The starting gun has been fired and the process to decide on the next round of the Common Agricultural Policy has started.
Over the next three, possibly four, years, there will be a succession of leaks, headlines, proclamations and scare tactics before the final programme will be agreed and implemented.
The CAP has evolved to a very high level and reaches into all aspects of Irish agriculture. While the pros and cons of the CAP can and are debated until the well tagged and fully traceable cows come home, in many ways it is has been very successful.
It provides safe food and enough food at an affordable price to the people that pay over money to operate it, which is no small thing. It protects biodiversity, protects the environment, and has put in place the most comprehensive system of food traceability that the world has ever seen.
However, as regards primary agriculture, the CAP has evolved to a point that is acting as a sea anchor to the development of the sector, not a positive force in its development.
The main problem with the current CAP is the system of basic payments based on entitlements. Entitlements can be directly traced back to output 25 years ago and it is this historical baggage that is stifling innovation and putting the long term sustainability of the sector in such jeopardy.
Basing income on historical output, regardless of current output, will over time hold back development.
Another issue that is having a negative impact on Irish agriculture is land structure.
The Land Commission was established in 1881, its primary role was the re-distribution of farmland in Ireland, a critical life-saving policy measure given the impact the famine had on the country thirty years beforehand.
The work of the Land Commission is indelibly stamped on the Irish landscape: the standardised houses and sheds, the concrete and wire fencing, the wrought iron gates.
The Commission's most lasting impact is the average farm size we now have.
A critical decision for the Commission was to decide on the size of holding necessary to create an economically viable unit.
Now however, too many of these small landholdings are providing more of a headache than a viable income source.
Many holdings require significant investment in terms of livestock housing facilities, drainage, hedgerow maintenance, weed control and more importantly they require time input.
The income from these holdings will not cover the cost of these investments. Over time, these holdings are deteriorating, the potential income is reducing and from a National perspective, overall output potential is decreasing.
There are often pressures to maintain ownership of these holdings for historical rather than economic reasons.
Previous generations weren't pressurised into farming small units for altruistic concerns, they started farming because they could generate a viable income from farming. That is not the case now.
The goalposts have shifted.
Populations respond to economic forces and regardless of interventions or payments, owners of small landholdings are voting with their feet and investment capital, to the detriment of agricultural development and more seriously in some cases, to their own well-being.
If we are to have a truly viable agricultural industry in Europe and in Ireland, the upcoming CAP should address two things.
Firstly the payment received for farming, the current basic payment, should be completely separated from the historical model that has evolved over successive programmes.

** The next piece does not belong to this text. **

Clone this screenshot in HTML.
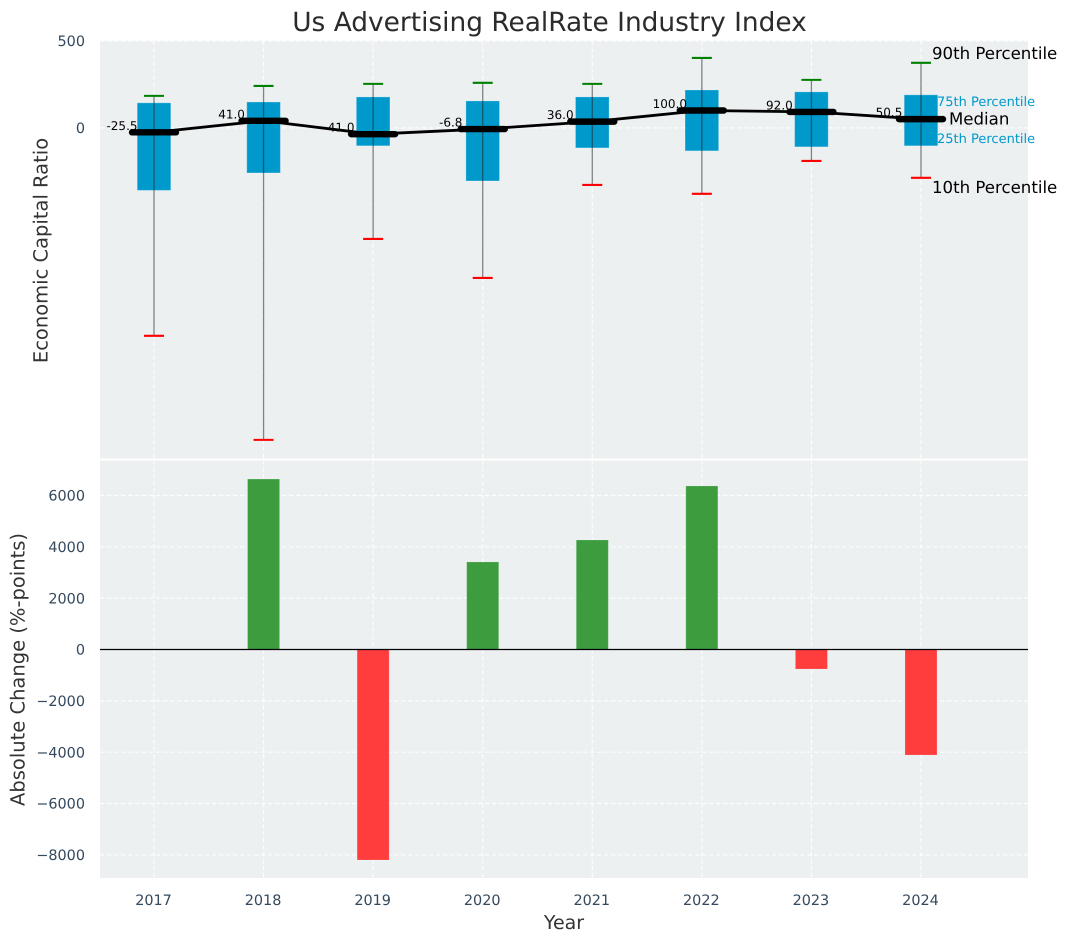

Secondly the new CAP should establish a 'Land Commission nua' to restructure the land to create more viable holdings.
The market, whether through selling, renting or leasing, has not and will not have enough impact to carve out a new land structure at the scale necessary for a viable industry.
A new system of land re-distribution will not be easy; the old Land Commission didn't have it easy either. Any system that has perceived 'winners' and 'losers' is always open to criticism.
Calls will be made that imposing larger land holdings will destroy rural Ireland.
Again, evidence would not support this. Over time, the importance of agriculture in the Irish economy has diminished, while at the same time practically the only houses built over the last 10 years have been one-off housing, predominantly in rural areas.
Rural Ireland has enough of its own attractions outside of agriculture to thrive.
Insisting that agriculture remains fossilised in a structure 50 years out of date will not do farming or the rural community, any favours in the long term.
Dr. Richard Hackett is an agricultural consultant based in North County Dublin and is a member of the ITCA and ACA.